In that statement, the pontiff says environmental deterioration, not climate change. The difference between the two is significant, because there have been cases in which Mankind has contributed to environmental deterioration without climate change being involved. Indeed, the Environmental Protection Agency was created in response to the man-made environmental deterioration taking place in the USA. Nowhere in his statement does the pontiff call for the USA to join the political consensus of the IPCC.
Regarding capitalism, the pontiff says this:
The fight against poverty and hunger must be fought constantly and on many fronts, especially in its causes. I know that many Americans today, as in the past, are working to deal with this problem. It goes without saying that part of this great effort is the creation and distribution of wealth. The right use of natural resources, the proper application of technology and the harnessing of the spirit of enterprise are essential elements of an economy which seeks to be modern, inclusive and sustainable. “Business is a noble vocation, directed to producing wealth and improving the world. It can be a fruitful source of prosperity for the area in which it operates, especially if it sees the creation of jobs as an essential part of its service to the common good” (Laudato Si’, 129).
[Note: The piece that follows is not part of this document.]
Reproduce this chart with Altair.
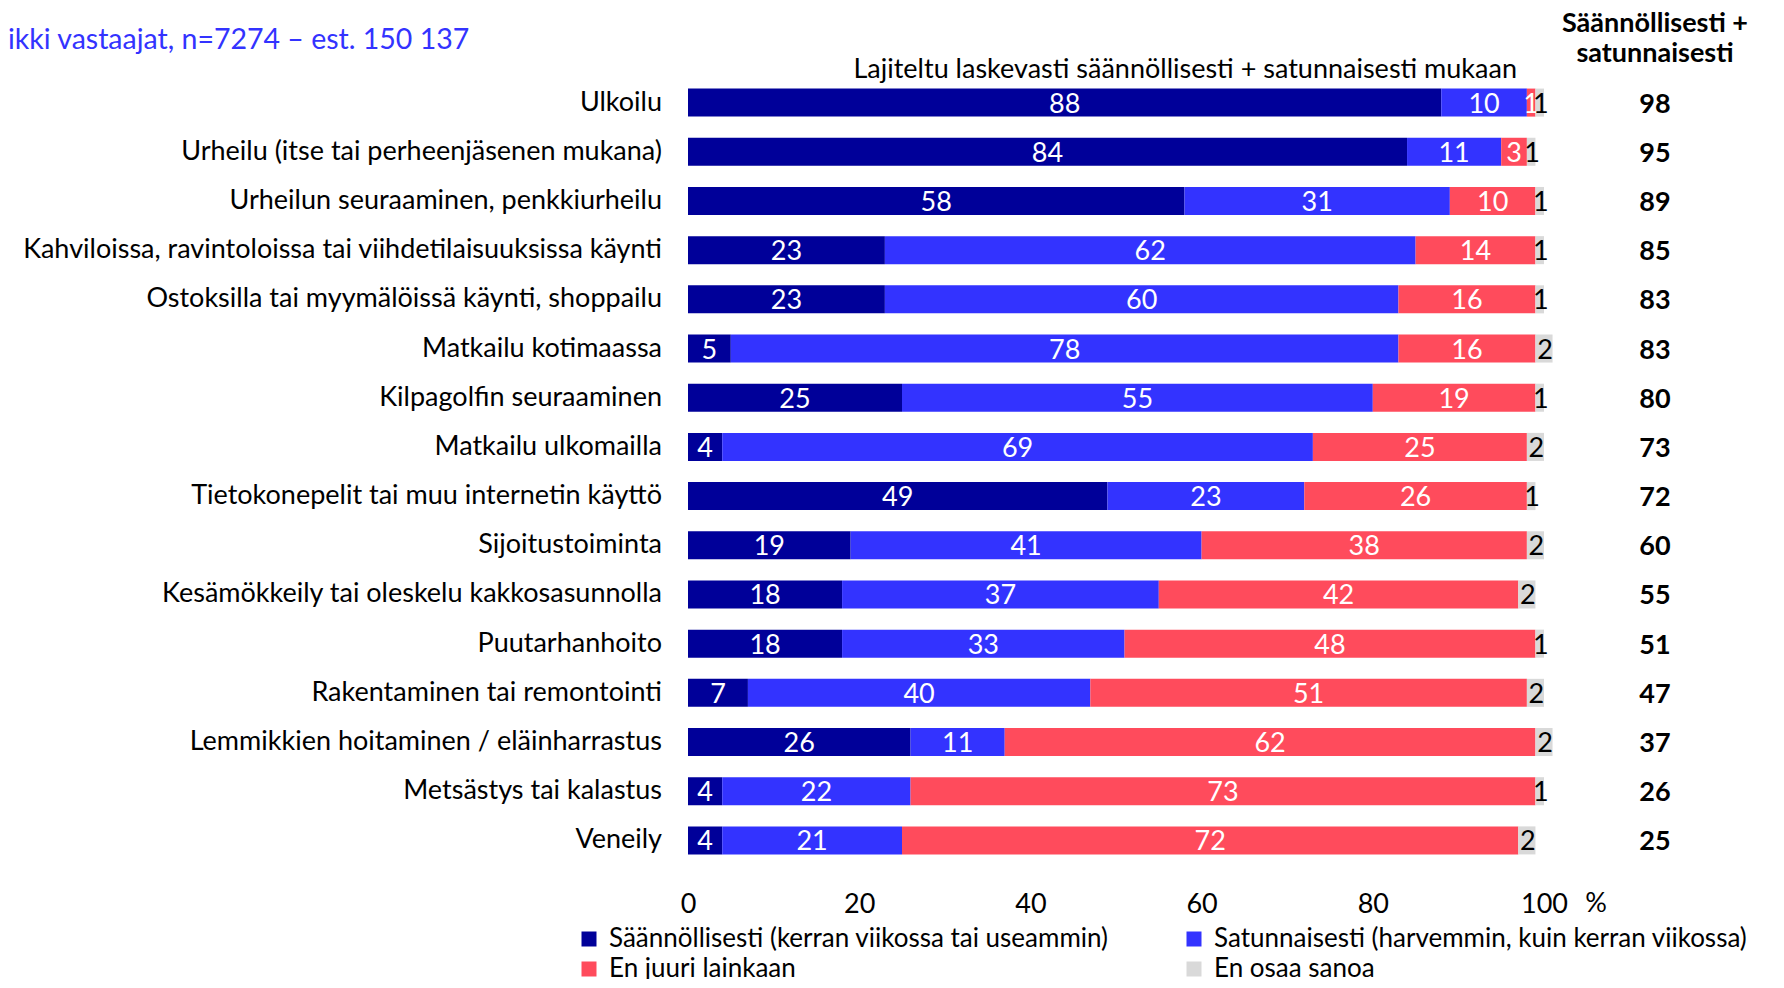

In his above-quoted remarks, the pontiff does not attack the free-market economy. In no way does he come close to promoting Communism.
Granted, some critics might balk at his use of the expression wealth distribution, but that expression can have more than one meaning. After all, recipients of SSI and SSDI payments are at the receiving end of wealth distribution. Being in favor of capitalism and self-reliance doesn’t imply that one is opposed to all government support of people who lack the physical means to support themselves. [Disclosure: This writer is a SSDI recipient.]
Over all, the pontiff’s speech is rather benign, lacking the controversial content that the pontiff’s critics were expecting. Yet, hate-filled people who want to vilify the pontiff will find some excuse to attack him for what he said to Congress.
Granted, Pope Francis isn’t infallible (in any setting or situation), and he has said things in the past that aren’t necessarily correct. Still, he isn’t the evil person (or Communist) that some rabid extremists make him out to be.